Core stability & avoiding injury
Overuse running injuries are not caused by bad luck; and runners should not be fatalistic about them. Most are caused by an identifiable and avoidable biomechanical problem, often excessive ankle pronation. You cannot completely eliminate the risk of injury – but there are some key steps you can take to reduce the risks.
Five steps for avoiding injury
First, start running slowly. People who are new to running and try to do too much too soon will usually become injured, often in their third month of running (see Chapter 2 for more information about starting out).
Second, get the right running shoes. By far the biggest cause of overuse injuries is overpronation, which can usually be corrected by choosing appropriate running shoes. Unfortunately, many sports shops don’t know how to sell you the right shoes. (See Chapter 3 for more information about buying shoes.)
Third, get a check-up by a sports physiotherapist and podiatrist. This may sound excessive for a hobby runner; but it could well save you from considerable pain, frustration and expensive treatments later. A good sports clinic will make a video tape of you running on a treadmill, and use this to assess your running pattern (sometimes called gait analysis). They can then give you exercises and stretches which will partially correct your biomechanical imperfections, and so greatly reduce the risk of injury.
Fourth, stretch. Maintaining flexibility will reduce your risk of injury. Stretch your muscles when they are warm. It is not necessary to stretch before running, but it is necessary to stretch.
Fifth, never just “run through” pain. As you become more a experienced runner, you will learn to distinguish the normal aches and pains that are associated with hard training and effort, and pain which is your body’s way of telling you that there is something wrong. When you experience discomfort, don’t just keep running and hope that it will go away – the chances are that it will become worse. Nor should you simply stop running – whatever caused the problem will do so again when you return to running. See a specialist who can help to identify the cause, so that you can tackle it (often a straightforward matter of different shoes, simple exercise and stretches, or orthotics in your shoes) before it creates a serious problem.

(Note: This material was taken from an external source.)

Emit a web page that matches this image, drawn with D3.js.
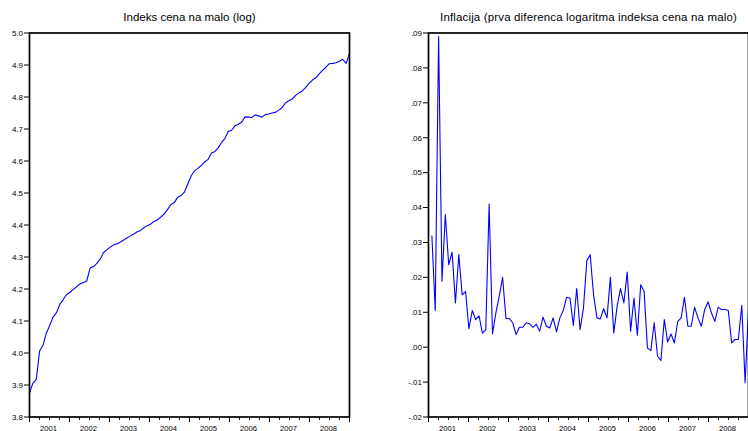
<!DOCTYPE html>
<html><head><meta charset="utf-8">
<script src="https://cdn.jsdelivr.net/npm/d3@7"></script>
<style>
body{margin:0;background:#fff}
svg{display:block}
text{font-family:"Liberation Sans",Arial,Helvetica,sans-serif;fill:#000}
</style>
</head><body>
<svg id="c" width="748" height="431"></svg>
<script>
// ---- data (monthly, 2001M01 .. 2008M12) ----
const years = ["2001","2002","2003","2004","2005","2006","2007","2008"];

const logIndex = [
 3.874,3.906,3.917,4.006,4.024,4.062,4.086,4.113,4.126,4.152,4.167,4.183,
 4.189,4.199,4.207,4.216,4.220,4.225,4.266,4.270,4.280,4.294,4.314,4.323,
 4.331,4.338,4.341,4.347,4.353,4.360,4.366,4.372,4.379,4.383,4.392,4.398,
 4.403,4.412,4.416,4.425,4.435,4.449,4.464,4.470,4.487,4.492,4.503,4.528,
 4.554,4.569,4.577,4.586,4.597,4.605,4.625,4.629,4.641,4.658,4.670,4.692,
 4.696,4.710,4.714,4.722,4.738,4.737,4.736,4.744,4.741,4.737,4.745,4.747,
 4.750,4.752,4.759,4.767,4.782,4.788,4.794,4.805,4.813,4.819,4.830,4.843,
 4.853,4.860,4.872,4.883,4.893,4.904,4.905,4.907,4.912,4.918,4.905,4.936
];

const inflation = [
 null,0.0320,0.0105,0.0890,0.0189,0.0380,0.0236,0.0272,0.0127,0.0265,0.0150,0.0160,
 0.0053,0.0105,0.0079,0.0090,0.0040,0.0050,0.0410,0.0038,0.0098,0.0146,0.0200,0.0082,
 0.0082,0.0070,0.0036,0.0057,0.0057,0.0070,0.0067,0.0057,0.0066,0.0046,0.0086,0.0060,
 0.0055,0.0084,0.0044,0.0084,0.0105,0.0143,0.0141,0.0062,0.0168,0.0050,0.0112,0.0248,
 0.0265,0.0150,0.0084,0.0081,0.0110,0.0084,0.0200,0.0041,0.0117,0.0168,0.0127,0.0215,
 0.0046,0.0141,0.0034,0.0179,0.0160,-0.0002,-0.0010,0.0070,-0.0026,-0.0038,0.0079,0.0015,
 0.0038,0.0012,0.0074,0.0084,0.0143,0.0060,0.0060,0.0114,0.0084,0.0060,0.0108,0.0130,
 0.0098,0.0074,0.0114,0.0108,0.0108,0.0105,0.0012,0.0022,0.0022,0.0120,-0.0102,0.0110
];

const leftTicks = [3.8,3.9,4.0,4.1,4.2,4.3,4.4,4.5,4.6,4.7,4.8,4.9,5.0];
const leftTickLabels = ["3.8","3.9","4.0","4.1","4.2","4.3","4.4","4.5","4.6","4.7","4.8","4.9","5.0"];
const rightTicks = [-0.02,-0.01,0.00,0.01,0.02,0.03,0.04,0.05,0.06,0.07,0.08,0.09];
const rightTickLabels = ["-.02","-.01",".00",".01",".02",".03",".04",".05",".06",".07",".08",".09"];

const leftTitle = "Indeks cena na malo (log)";
const rightTitle = "Inflacija (prva diferenca logaritma indeksa cena na malo)";

// ---- drawing ----
const svg = d3.select("#c");
svg.append("rect").attr("width",748).attr("height",431).attr("fill","#fff");

function panel(o){
  const g = svg.append("g");
  const yTop = 33, yBot = 417;
  const x = d3.scaleLinear().domain([0, o.values.length-1]).range([o.x0, o.x1]);
  const xYear = d3.scaleLinear().domain([2001, 2009]).range([o.x0, o.x1]);
  const y = d3.scaleLinear().domain(o.yDomain).range([yBot, yTop]);

  // title
  g.append("text").attr("x",(o.x0+o.x1)/2).attr("y",20.5)
    .attr("text-anchor","middle").attr("font-size","11.5px")
    .attr("letter-spacing", o.titleSpacing || 0).text(o.title);

  // data line
  const pts = o.values.map((v,i)=>({v,i})).filter(d=>d.v!=null);
  g.append("path").attr("d", d3.line().x(d=>x(d.i)).y(d=>y(d.v))(pts))
    .attr("fill","none").attr("stroke","#0000ff").attr("stroke-width",1.1)
    .attr("stroke-linejoin","round");

  // y axis ticks + labels
  o.ticks.forEach((t,k)=>{
    g.append("line").attr("x1",o.x0-5.5).attr("x2",o.x0).attr("y1",y(t)).attr("y2",y(t))
      .attr("stroke","#000").attr("stroke-width",1);
    g.append("text").attr("x",o.x0-6.5).attr("y",y(t)).attr("dy","0.35em")
      .attr("text-anchor","end").attr("font-size","8px").text(o.tickLabels[k]);
  });

  // x ticks: quarterly minor, yearly major
  d3.range(0, 33).forEach(q=>{
    const xv = xYear(2001 + q/4);
    const major = q%4===0;
    g.append("line").attr("x1",xv).attr("x2",xv).attr("y1",yBot).attr("y2",yBot+(major?5:2.8))
      .attr("stroke","#000").attr("stroke-width",1);
  });
  years.forEach((yr,k)=>{
    g.append("text").attr("x",(xYear(2001+k)+xYear(2002+k))/2-1).attr("y",430.5)
      .attr("text-anchor","middle").attr("font-size","7.6px").text(yr);
  });

  // frame
  g.append("rect").attr("x",o.x0).attr("y",yTop).attr("width",o.x1-o.x0).attr("height",yBot-yTop)
    .attr("fill","none").attr("stroke","#000").attr("stroke-width",1.7);
}

panel({x0:29.5, x1:349.5, values:logIndex, yDomain:[3.8,5.0],
       ticks:leftTicks, tickLabels:leftTickLabels, title:leftTitle});
panel({x0:428.5, x1:748.5, values:inflation, yDomain:[-0.02,0.09],
       ticks:rightTicks, tickLabels:rightTickLabels, title:rightTitle, titleSpacing:"0.15px"});
</script>
</body></html>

Soon after I started running, just as I was really starting to enjoy it, I had to stop for six months because of injury. First I got tendonitis in my groin because I pushed myself too hard every time I went running, instead of interspersing easy runs between hard sessions. Then I got an inflamed Achilles tendon because I increased my mileage too rapidly. Looking back, I wish I had been more patient and built up a firm base of fitness, and invested more in what may seem like side issues, such as flexibility and core stability before trying to build up my mileage. And because I’m relatively new to running, I’ve realised I should concentrate on shorter distances at first. The main lesson for me is that you have to listen to your body – if it hurts all the time you are doing something wrong. One week’s missed training is better than 6 months moping about not being able to run at all.
Matt Siddle, 24
The biomechanical weaknesses that cause overuse injuries occur primarily because our lifestyles are not consistent with the range of activities for which the human body evolved. For example, because the average city dweller spends large parts of every day sitting down, our thigh muscles become elongated and our hamstrings (on the back of the upper leg) are become too short. Because of our lack of physical activity, muscles are underused and become too weak, or are sometimes not fired (recruited) at all.
You may be thinking to yourself that none of this applies to you, because you are fit, you run and you go regularly to the gym. You are very likely in a better position than the average sedentary person. But we are increasingly coming to understand that the dynamic exercises we do while running or working out only address part of the problem.
Some physiotherapists suggest that we need to pay more attention to our core stability – that is, the ability of key muscles around the abdomen, pelvis and back to hold the torso steady. The muscles that do this are not the large surface muscles that are used in dynamic exercises such as sit-ups or leg curls. They are deeper muscles, designed to work statically (that is, they prevent rather than generate movement). In people who get injured, it appears that these muscles fire late, or not at all, and are too weak to perform their stabilising function. Annoyingly, the exercises most of us do in the gym to strengthen our trunk (e.g. sit‑ups or trunk curls) target the wrong muscles because they are dynamic exercise. Indeed, they may even do the opposite, because the dynamic muscles dominate, allowing the static muscles to become lazy and atrophy.
It is clear that having good biomechanics depends on the proper functioning of these key muscles around our lower trunk, and on all our muscles being properly recruited, the right length and sufficiently strong and flexible.
Specialists often ascribe running injuries to over-pronation. The implication is sometimes that, with the right pair of shoes or inserts, the problem will go away; or that the injured runner should simply give up because they are not cut out for running. But over-pronation is itself a symptom of some other problem, which could be anywhere from your abdomen down to your big toe. Once diagnosed, it is often easy to fix (and better shoes or inserts may well be part of the solution). But if you have an injury and your therapist seems to be tackling only the symptoms, try to find one who looks for the underlying cause and helps you to fix that, or you will find yourself going back time and time again.
Core stability is a deceptively simple but important idea. It tells us that we should look for the causes of injuries, not in our running, which is consistent with the evolution of the human body over millions of years, but in the weaknesses and imbalances in our bodies caused by the lifestyles we live today for which our bodies are not well adapted.